The Vocational Training Program for Internally Displaced Iraqis
In collaboration with UNDP (October 2016 - January 2017, April - May 2017, August 2017 - )
The Vocational Training Program for Internally-Displaced Iraqis provides vocational training mainly for internally displaced persons (IDPs), whose number has increased since ISIL's invasion of Mosul, under a partnership between Toyota Iraq*1 and the United Nations Development Programme (UNDP). As a first step, a vehicle maintenance program was held for five trainees from October 2016 to January 2017. With this program, trainees who were selected from among IDPs by the UNDP based on the Iraq Crisis Response and Resilience Programme (ICRRP)*2 underwent the vocational training at Toyota Iraq. Three trainees have graduated from the program after undergoing classroom learning and practical skills courses at Toyota Iraq and on-the-job training at two official dealerships in Erbil City. (The remaining two trainees were repatriated as a result of their hometowns being liberated from ISIL during the program).
As a second step, two courses were held from April to May 2017. Four trainees attended a management course on spare parts storage and three individuals attended a customer service (call center) course.

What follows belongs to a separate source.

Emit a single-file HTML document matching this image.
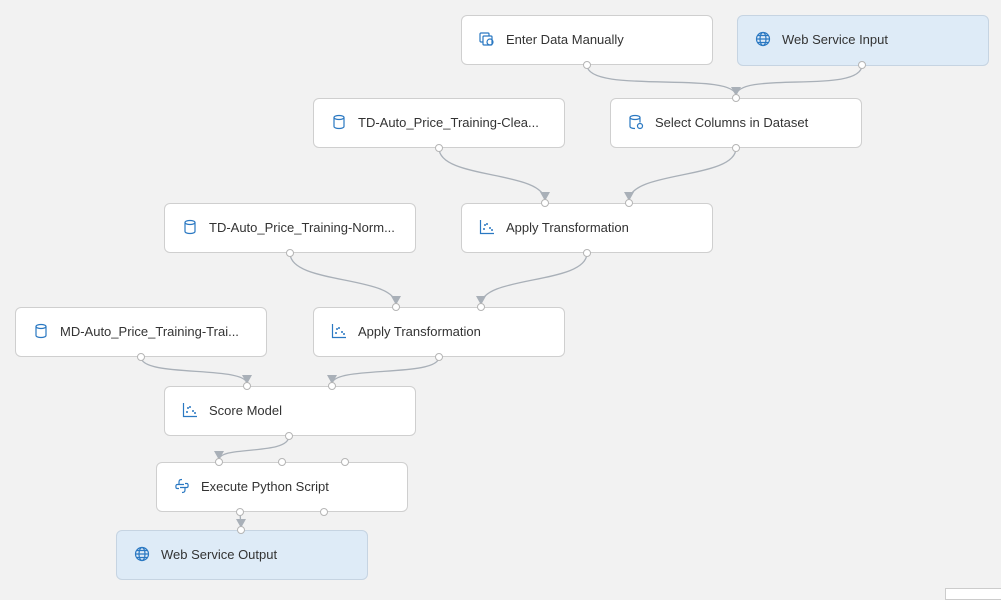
<!DOCTYPE html>
<html><head><style>
body{margin:0;width:1001px;height:592px;background:#f2f2f2;position:relative;overflow:hidden;font-family:"Liberation Sans",sans-serif}
.n{position:absolute;width:252px;height:50px;background:#fff;border:1px solid #cfcfcf;border-radius:6px;box-sizing:border-box}
.n.b{background:#deebf7;border-color:#c6d4e2}
.n span{position:absolute;left:44px;top:16px;font-size:13px;color:#333;white-space:nowrap}
.n svg{position:absolute;left:17px;top:15px}
svg.c{position:absolute;left:0;top:0}
</style></head><body>
<svg class="c" width="1001" height="592">
<g fill="none" stroke="#a9b0b8" stroke-width="1.3">
<path d="M587 65 C587 95 736 70 736 96"/>
<path d="M862 65 C862 95 736 70 736 96"/>
<path d="M439 148 C439 180 545 170 545 201"/>
<path d="M736 148 C736 180 629 170 629 201"/>
<path d="M290 253 C290 285 396 275 396 305"/>
<path d="M587 253 C587 285 481 275 481 305"/>
<path d="M141 357 C141 378 247 365 247 384"/>
<path d="M439 357 C439 378 332 365 332 384"/>
<path d="M289 436 C289 456 219 445 219 460"/>
<path d="M240 512 L241 528"/>
</g>
<g fill="#a9b0b8">
<path d="M731 87 L741 87 L736 96Z"/><path d="M540 192 L550 192 L545 201Z"/><path d="M624 192 L634 192 L629 201Z"/>
<path d="M391 296 L401 296 L396 305Z"/><path d="M476 296 L486 296 L481 305Z"/>
<path d="M242 375 L252 375 L247 384Z"/><path d="M327 375 L337 375 L332 384Z"/>
<path d="M214 451 L224 451 L219 460Z"/><path d="M236 519 L246 519 L241 528Z"/>
</g>
</svg>
<div class="n" style="left:461px;top:15px"><svg width="16" height="16" viewBox="0 0 16 16" fill="none" stroke="#2a78c2" stroke-width="1.2"><rect x="1" y="2" width="9" height="9" rx="1"/><rect x="4" y="5" width="9" height="9" rx="1" fill="#fff"/><circle cx="11" cy="11" r="3"/></svg><span>Enter Data Manually</span></div>
<div class="n b" style="left:737px;top:15px;height:51px"><svg width="16" height="16" viewBox="0 0 16 16" fill="none" stroke="#2a78c2" stroke-width="1.2"><circle cx="8" cy="8" r="6.5"/><ellipse cx="8" cy="8" rx="3" ry="6.5"/><path d="M1.5 8h13M3 4.5h10M3 11.5h10"/></svg><span>Web Service Input</span></div>
<div class="n" style="left:313px;top:98px"><svg width="16" height="16" viewBox="0 0 16 16" fill="none" stroke="#2a78c2" stroke-width="1.2"><ellipse cx="8" cy="3.5" rx="5" ry="2"/><path d="M3 3.5v9c0 1.1 2.2 2 5 2s5-.9 5-2v-9"/></svg><span>TD-Auto_Price_Training-Clea...</span></div>
<div class="n" style="left:610px;top:98px"><svg width="16" height="16" viewBox="0 0 16 16" fill="none" stroke="#2a78c2" stroke-width="1.2"><ellipse cx="7" cy="3.5" rx="5" ry="2"/><path d="M2 3.5v9c0 1.1 2 2 5 2M12 3.5v5"/><circle cx="12" cy="12" r="2.5"/></svg><span>Select Columns in Dataset</span></div>
<div class="n" style="left:164px;top:203px"><svg width="16" height="16" viewBox="0 0 16 16" fill="none" stroke="#2a78c2" stroke-width="1.2"><ellipse cx="8" cy="3.5" rx="5" ry="2"/><path d="M3 3.5v9c0 1.1 2.2 2 5 2s5-.9 5-2v-9"/></svg><span>TD-Auto_Price_Training-Norm...</span></div>
<div class="n" style="left:461px;top:203px"><svg width="16" height="16" viewBox="0 0 16 16" fill="#2a78c2" stroke="#2a78c2" stroke-width="1.2"><path d="M1.5 1v13.5H15" fill="none"/><circle cx="5" cy="10" r="1" stroke="none"/><circle cx="8" cy="5" r="1" stroke="none"/><circle cx="11" cy="9" r="1" stroke="none"/><circle cx="6" cy="6" r="1" stroke="none"/><circle cx="13" cy="11" r="1" stroke="none"/></svg><span>Apply Transformation</span></div>
<div class="n" style="left:15px;top:307px"><svg width="16" height="16" viewBox="0 0 16 16" fill="none" stroke="#2a78c2" stroke-width="1.2"><ellipse cx="8" cy="3.5" rx="5" ry="2"/><path d="M3 3.5v9c0 1.1 2.2 2 5 2s5-.9 5-2v-9"/></svg><span>MD-Auto_Price_Training-Trai...</span></div>
<div class="n" style="left:313px;top:307px"><svg width="16" height="16" viewBox="0 0 16 16" fill="#2a78c2" stroke="#2a78c2" stroke-width="1.2"><path d="M1.5 1v13.5H15" fill="none"/><circle cx="5" cy="10" r="1" stroke="none"/><circle cx="8" cy="5" r="1" stroke="none"/><circle cx="11" cy="9" r="1" stroke="none"/><circle cx="6" cy="6" r="1" stroke="none"/><circle cx="13" cy="11" r="1" stroke="none"/></svg><span>Apply Transformation</span></div>
<div class="n" style="left:164px;top:386px;height:50px"><svg width="16" height="16" viewBox="0 0 16 16" fill="#2a78c2" stroke="#2a78c2" stroke-width="1.2"><path d="M1.5 1v13.5H15" fill="none"/><circle cx="5" cy="10" r="1" stroke="none"/><circle cx="8" cy="5" r="1" stroke="none"/><circle cx="11" cy="9" r="1" stroke="none"/><circle cx="6" cy="6" r="1" stroke="none"/><circle cx="13" cy="11" r="1" stroke="none"/></svg><span>Score Model</span></div>
<div class="n" style="left:156px;top:462px;height:50px"><svg width="16" height="16" viewBox="0 0 16 16" fill="none" stroke="#2a78c2" stroke-width="1.2"><path d="M8 1.5c-3 0-3 1.5-3 3v2h5M5 6.5H3c-1.5 0-1.5 4 0 4h2M8 14.5c3 0 3-1.5 3-3v-2H6M11 9.5h2c1.5 0 1.5-4 0-4h-2"/></svg><span>Execute Python Script</span></div>
<div class="n b" style="left:116px;top:530px;height:50px"><svg width="16" height="16" viewBox="0 0 16 16" fill="none" stroke="#2a78c2" stroke-width="1.2"><circle cx="8" cy="8" r="6.5"/><ellipse cx="8" cy="8" rx="3" ry="6.5"/><path d="M1.5 8h13M3 4.5h10M3 11.5h10"/></svg><span>Web Service Output</span></div>
<svg class="c" width="1001" height="592"><g fill="#fff" stroke="#b5b5b5" stroke-width="1">
<circle cx="587" cy="65" r="3.5"/><circle cx="862" cy="65" r="3.5"/><circle cx="736" cy="98" r="3.5"/><circle cx="736" cy="148" r="3.5"/><circle cx="439" cy="148" r="3.5"/>
<circle cx="545" cy="203" r="3.5"/><circle cx="629" cy="203" r="3.5"/><circle cx="587" cy="253" r="3.5"/><circle cx="290" cy="253" r="3.5"/>
<circle cx="396" cy="307" r="3.5"/><circle cx="481" cy="307" r="3.5"/><circle cx="439" cy="357" r="3.5"/><circle cx="141" cy="357" r="3.5"/>
<circle cx="247" cy="386" r="3.5"/><circle cx="332" cy="386" r="3.5"/><circle cx="289" cy="436" r="3.5"/>
<circle cx="219" cy="462" r="3.5"/><circle cx="282" cy="462" r="3.5"/><circle cx="345" cy="462" r="3.5"/><circle cx="240" cy="512" r="3.5"/><circle cx="324" cy="512" r="3.5"/><circle cx="241" cy="530" r="3.5"/>
</g></svg>
<div style="position:absolute;left:945px;top:588px;width:60px;height:10px;background:#fff;border:1px solid #ccc"></div>
</body></html>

Notably, the three trainees attending the call center course were the first women to participate in this program. As with the first step of the program, after undergoing classroom learning, the trainees split into their respective courses and underwent On-the-Job Training at Toyota Iraq, and all seven have graduated. In August, training for members of the third graduating class is scheduled to begin (as of June 2017). This practical program that utilizes private-sector know-how will continue as an implementation of vocational training for internally-displaced Iraqis, expanding its scope continuously. It can be described as a good example of collaboration between the Japanese private company and the UN organization.
*1 A joint venture between Sumitomo Corporation and Sardar Group, Iraq's largest automotive business group. It undertakes maintenance, repair, and sale of spare parts and vehicles for Toyota in Iraq's major regions.
*2 As part of support for families trying to rebuild lives destroyed by ISIL, the ICRRP supports regions where there is a high degree of social tension and communities are struggling to respond to the impact of crises.
- Note 2: Source: International Labour Organization (ILO), “World Employment and Social Outlook 2017”
- Note 3: Indonesia, Thailand, Viet Nam, Myanmar, India, Cambodia, and Laos
- Note 4: There are two types of training in this project: “training for people in charge of the creation of test standards and test problems” and “training for people in charge of tests and marking.” The number of participants above is the total value for both of these types of training.